Husband asked why wife had sat up front with me. Now this is always a worry as a cabby, some women like to have a flirt, and this can be awkward when a drunken husband is sitting less than three feet away! But I honestly didn’t feel that this lady was flirting with me, I just think she didn’t want to sit next to her drunken husband! I often am quite chatty with passengers, but I’d made a decision to let these two keep the conversation to themselves and I was sitting firmly on the sidelines as the storm clouds grew. I’d noticed that wife was scrolling through messages on a mobile phone she was holding. I’d assumed it was hers and she’d called the cab on it. Hubby suddenly asked “where’s me phone?” wife replied “here”

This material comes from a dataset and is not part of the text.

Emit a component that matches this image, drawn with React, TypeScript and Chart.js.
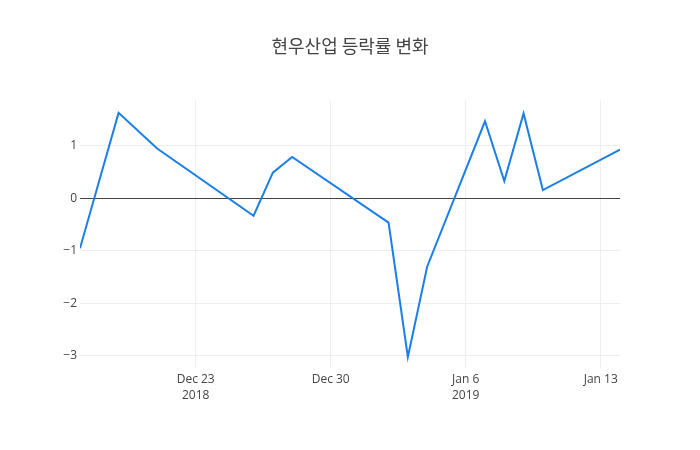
import React, { useEffect, useRef } from "react";
import { Chart, registerables } from "chart.js";

Chart.register(...registerables);

const titleText = "현우산업 등락률 변화";
const dates = [
  "2018-12-17", "2018-12-19", "2018-12-21", "2018-12-26", "2018-12-27", "2018-12-28",
  "2019-01-02", "2019-01-03", "2019-01-04", "2019-01-07", "2019-01-08", "2019-01-09",
  "2019-01-10", "2019-01-14",
];
const changeRates = [-0.95, 1.63, 0.95, -0.33, 0.49, 0.79, -0.46, -3.02, -1.3, 1.47, 0.33, 1.62, 0.16, 0.93];
const xTickDates = ["2018-12-23", "2018-12-30", "2019-01-06", "2019-01-13"];
const xTickLabels = [["Dec 23", "2018"], ["Dec 30"], ["Jan 6", "2019"], ["Jan 13"]];
const yTickValues = [-3, -2, -1, 0, 1];

const dayMs = 86400000;
const toDay = (s: string) => {
  const [y, m, d] = s.split("-").map(Number);
  return (Date.UTC(y, m - 1, d) - Date.UTC(2018, 11, 17)) / dayMs;
};

export default function App() {
  const ref = useRef<HTMLCanvasElement>(null);
  useEffect(() => {
    document.body.style.margin = "0";
    const canvas = ref.current!;
    const points = dates.map((d, i) => ({ x: toDay(d), y: changeRates[i] }));
    const xTicks = xTickDates.map(toDay);
    const titlePlugin = {
      id: "plotTitle",
      afterDraw(chart: any) {
        const ctx = chart.ctx;
        ctx.save();
        ctx.font = '18px "Noto Sans CJK KR", "Open Sans", sans-serif';
        ctx.fillStyle = "#444";
        ctx.textAlign = "center";
        ctx.textBaseline = "middle";
        ctx.fillText(titleText, 350, 46);
        ctx.restore();
      },
    };
    const chart = new Chart(canvas, {
      type: "line",
      data: {
        datasets: [
          {
            data: points,
            borderColor: "#1b7fe8",
            borderWidth: 2,
            pointRadius: 0,
            tension: 0,
            fill: false,
          },
        ],
      },
      options: {
        responsive: false,
        animation: false,
        layout: { padding: { top: 100, right: 80, left: 0, bottom: 0 } },
        plugins: { legend: { display: false }, title: { display: false }, tooltip: { enabled: false } },
        scales: {
          x: {
            type: "linear",
            min: 0,
            max: toDay(dates[dates.length - 1]),
            afterBuildTicks: (scale: any) => {
              scale.ticks = xTicks.map((v) => ({ value: v }));
            },
            afterFit: (scale: any) => {
              scale.height = 82;
            },
            grid: { color: "#eee", lineWidth: 1, drawTicks: false },
            border: { display: false },
            ticks: {
              padding: 3,
              maxRotation: 0,
              autoSkip: false,
              color: "#444",
              font: { family: '"Open Sans"', size: 12, lineHeight: 1.35 },
              callback: (v: any) => {
                const i = xTicks.indexOf(Number(v));
                return i >= 0 ? xTickLabels[i] : "";
              },
            },
          },
          y: {
            type: "linear",
            min: -3.23,
            max: 1.875,
            afterBuildTicks: (scale: any) => {
              scale.ticks = yTickValues.map((v) => ({ value: v }));
            },
            afterFit: (scale: any) => {
              scale.width = 80;
            },
            grid: {
              color: (c: any) => (c.tick && c.tick.value === 0 ? "#444" : "#eee"),
              lineWidth: 1,
              drawTicks: false,
            },
            border: { display: false },
            ticks: {
              padding: 3,
              color: "#444",
              font: { family: '"Open Sans"', size: 12 },
              callback: (v: any) => (Number(v) < 0 ? "\u2212" + Math.abs(Number(v)) : String(v)),
            },
          },
        },
      },
      plugins: [titlePlugin],
    } as any);
    return () => chart.destroy();
  }, []);
  return <canvas ref={ref} width={700} height={450} style={{ display: "block", width: 700, height: 450 }} />;
}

At this husband suddenly burst into life, he jumped forward and frantically started to grab the phone off his wife, who wasn’t going to hand it over, no matter what he tried!

“Give it here! Give it here! I only gave it to you to ring the cab!”

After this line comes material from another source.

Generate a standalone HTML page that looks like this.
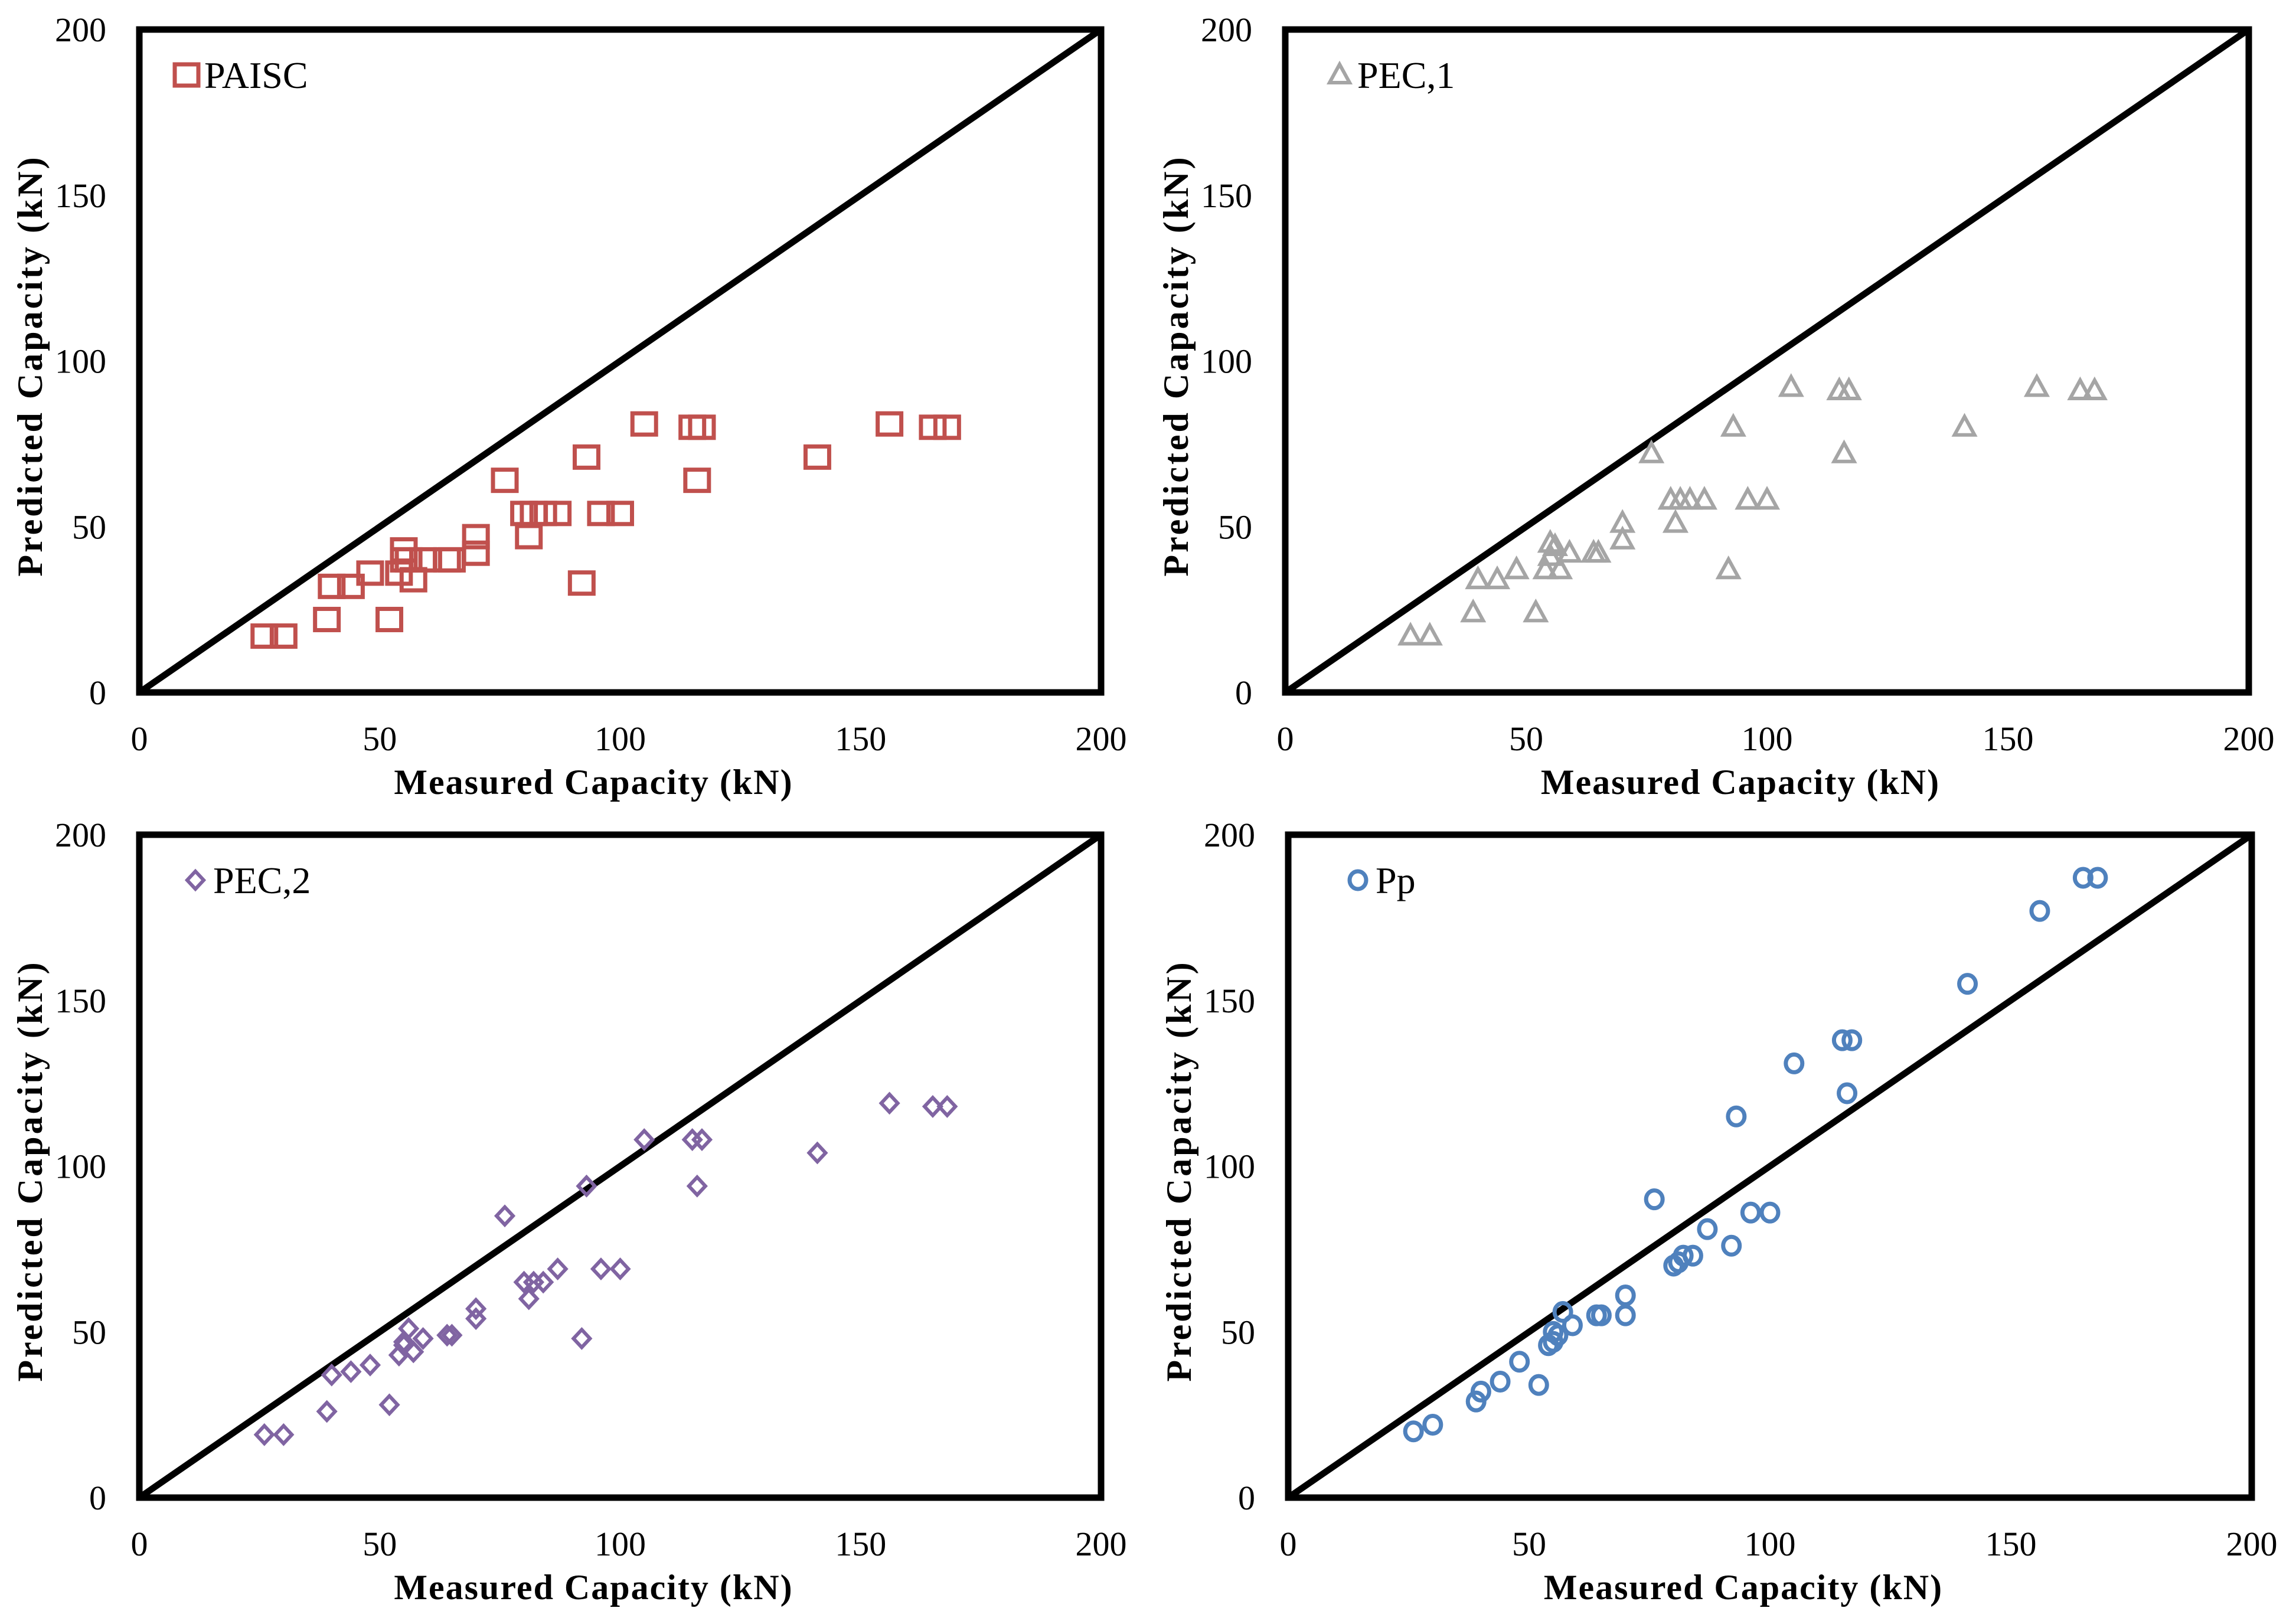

“No! I’m looking at it, whats your problem? Why don’t you want me to look at it?”

This went on for a moment with husband reaching across, in the end I had to tell him to “sit the f**k down or I’ll have to stop and you’ll get out”

He apologised and they sat in silence, wife put the phone back into her handbag and an awkward truce developed, or that’s what I thought,

“why are you pushing the back of my seat?” said wife

“I’m not” said husband

I glanced at husband who nodded to me in a “its okay mate I’ll not cause any problems” kind of way.

By now I was thinking “I’m going to end up fighting here” and getting that flight or fight feeling but the moment seemed to pass and the car quietened down.  We arrived at their home address and the lady reached across and squeezed my knee before getting out ( doesn’t happen often and gave me a bit of a start!). Husband got out and quickly caught up to her and whispered in her ear, she ignored him and went into the house as he returned to the car to pay me.

“Sorry mate” he said “she was taking the piss”

“I’m not sure mate, its fourteen quid”

“there is nothing on my phone” (a little to forcibly)

“whatever mate, nothing to do with me, fourteen quid please”

“she just wanted to wind me up”

“fourteen please”

“thinks i’m having an affair”


“How much was that?”

And he paid me and I watched him walk back into the house. I’m guessing they had a real ding dong domestic that night, about the phone, the journey, the “affair” and possibly even the cab driver, maybe even Aunty Marie.

As I drove away, I couldn’t help wondering, how a nice night out had turned so quickly into a full blown fight, how a couple who are probably quite nice people would wash their dirty laundry in front of a total stranger and, more importantly, how thick the walls where in their house… because I’m guessing the neighbours had to listen to an awful lot of shouting before dawn!